L’evoluzione del rapporto porta con sé anche gli effetti della crescita dei due personaggi; accade così che la vita li metta a dura prova a causa di malattie dei propri familiari, di assenze, di lutti. In uno scambio vicendevole di mani sulle spalle e di reazione alle morti, si vede piano piano l’antologia degli affetti decimarsi pur lasciando piena traccia. I padri e le madri, di cui a volte si parla in modo impersonale, sembrano quasi assumere il valore archetipico, una sorta di figura decontestualizzata dalla specifica famiglia. Ruoli però a volte esageratamente incancreniti all’interno di famiglie scalcinate che per tutto il romanzo sembrano la rappresentazione del disagio più totale, descritto a volte con un’eccessiva e sgradevole attenzione per gli organi genitali maschili.
Per il protagonista-narratore, l’amico filosofo appare dunque come il fulcro ravvivante la propria esistenza: un elemento motivazionale, la miccia delle proprie scelte, la fucina delle proprie ideologie, la genesi di ogni propria scoperta.

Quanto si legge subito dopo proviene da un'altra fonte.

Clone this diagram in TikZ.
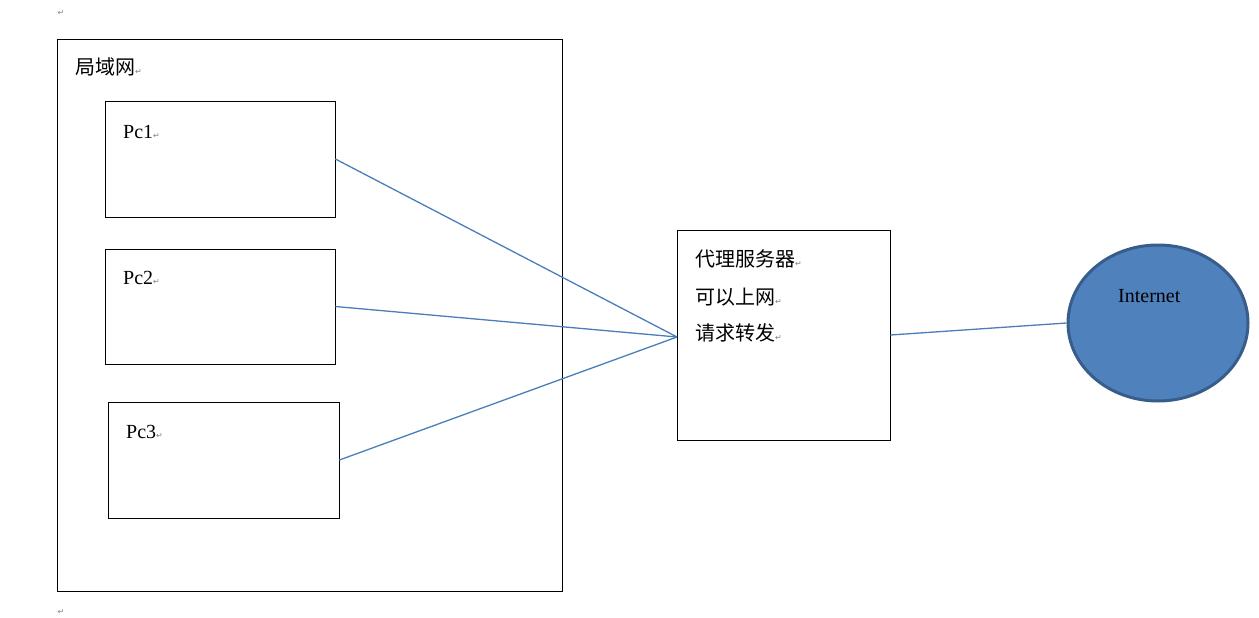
\documentclass[tikz,border=0pt]{standalone}
\usepackage{fontspec}
\setmainfont{Liberation Serif}
\newfontfamily\cjk{Noto Sans CJK SC}
\newfontfamily\symf{DejaVu Sans}
\usetikzlibrary{shapes.geometric}
\definecolor{linkc}{HTML}{4A7EBB}
\definecolor{inetfill}{HTML}{4F81BD}
\definecolor{inetdraw}{HTML}{385D8A}
\newcommand{\pmark}{{\symf\fontsize{8}{8}\selectfont\textcolor{gray}{↵}}}
\begin{document}
\begin{tikzpicture}[x=1pt,y=-1pt,
  box/.style={draw=black,line width=0.8pt},
  lbl/.style={anchor=west,inner sep=0pt,font=\fontsize{20}{24}\selectfont},
  link/.style={draw=linkc,line width=1.3pt}]
\useasboundingbox (0,0) rectangle (1259,618);
\draw[box] (57,39) rectangle (562,591);
\node[lbl] (lan) at (75,67) {\cjk 局域网\pmark};
\node[box,minimum width=230pt,minimum height=116pt,inner sep=0pt] (pc1) at (220,159) {};
\node[box,minimum width=230pt,minimum height=115pt,inner sep=0pt] (pc2) at (220,306.5) {};
\node[box,minimum width=231pt,minimum height=116pt,inner sep=0pt] (pc3) at (223.5,460) {};
\node[lbl] (t1) at (123,132) {Pc1\pmark};
\node[lbl] (t2) at (123,278) {Pc2\pmark};
\node[lbl] (t3) at (126,432) {Pc3\pmark};
\node[box,minimum width=213pt,minimum height=210pt,inner sep=0pt] (proxy) at (783.5,335) {};
\node[lbl] (p1) at (695,259) {\cjk 代理服务器\pmark};
\node[lbl] (p2) at (695,297) {\cjk 可以上网\pmark};
\node[lbl] (p3) at (695,333) {\cjk 请求转发\pmark};
\node[ellipse,fill=inetfill,draw=inetdraw,line width=3pt,minimum width=180pt,minimum height=156pt,inner sep=0pt] (inet) at (1158,323) {};
\node[lbl] (it) at (1118,296) {Internet};
\coordinate (hub) at (677,337);
\node[inner sep=0pt] (m1) at (61,13) {\pmark};
\node[inner sep=0pt] (m2) at (61,612) {\pmark};
\draw[link] (pc1.east) -- (hub);
\draw[link] (pc2.east) -- (hub);
\draw[link] (pc3.east) -- (hub);
\draw[link] (proxy.east) -- (inet.west);
\end{tikzpicture}
\end{document}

Il tutto fino alla rottura più completa e inevitabile che purtroppo la morte porta con sé. Proprio a seguito della tumulazione, l’io ipetrofico del narratore ha bisogno di ripercorrere e chiarire tutto il percorso di questa bislacca amicizia, quasi con un intento di distruzione dell’altro.
“La mia maschera di banalità – il bohémien a cui bastava la trasgressione di una serata di alcol, droga e truci propositi – stava andando in pezzi? Per anni aveva funzionato: in provincia il personaggio interpretato poteva essere rudimentale. Qui non era sufficiente, bisognava costruirsi un’immagine sofisticata, identificarsi completamente con le proiezioni, per far sì che la recita si ravvivasse nella farsa.”
Non abbiamo lunghe descrizioni o capitoli ampi. Tutto dovrebbe perciò snodarsi negli anni in maniera fluida e raccontarci cosa accade alla relazione tra i due giovani durante l’università. Da giovani lettori con qualche aspetto in comune con i due protagonisti, dovremmo sentirci pienamente coinvolti nelle vicende. Eppure così non accade.
Il libro non si trasforma in medium perfetto per il lettore, ma diventa un muro pesante con cui dover fare i conti a fatica. Il romanzo rischia così di apparire un’opera finta, costruita stilisticamente a tavolino in maniera sofisticata e quasi farsesca per superare la banalità di un rapporto amicale. È proprio lo stile (con termini ed espressioni come “sdilinquirmi“, “protervia“, “rabberciata“, “elzeviri“, “una scimmia berciante“, “abborracciati“, “il ritmico peana della macchina“, “il pastrano igienizzato“, “un mantice che insuffla la vita“, solo per citarne alcuni) che blocca totalmente qualsiasi istinto empatico e di sincero interesse per la storia da parte del lettore.
Persino quello che sembra essere un tentativo di riflessione sul ruolo dello scrittore e sul valore del filosofo risulta mancato e indotto in maniera poco naturale.
Infine, dopo pagine di dissertazioni legate ai membri maschili e agli orifizi anali, si ha quasi il dubbio che tutto sia stato furbescamente costruito per stimolare nel lettore un totale allontanamento dal narratore e dal suo solipsismo.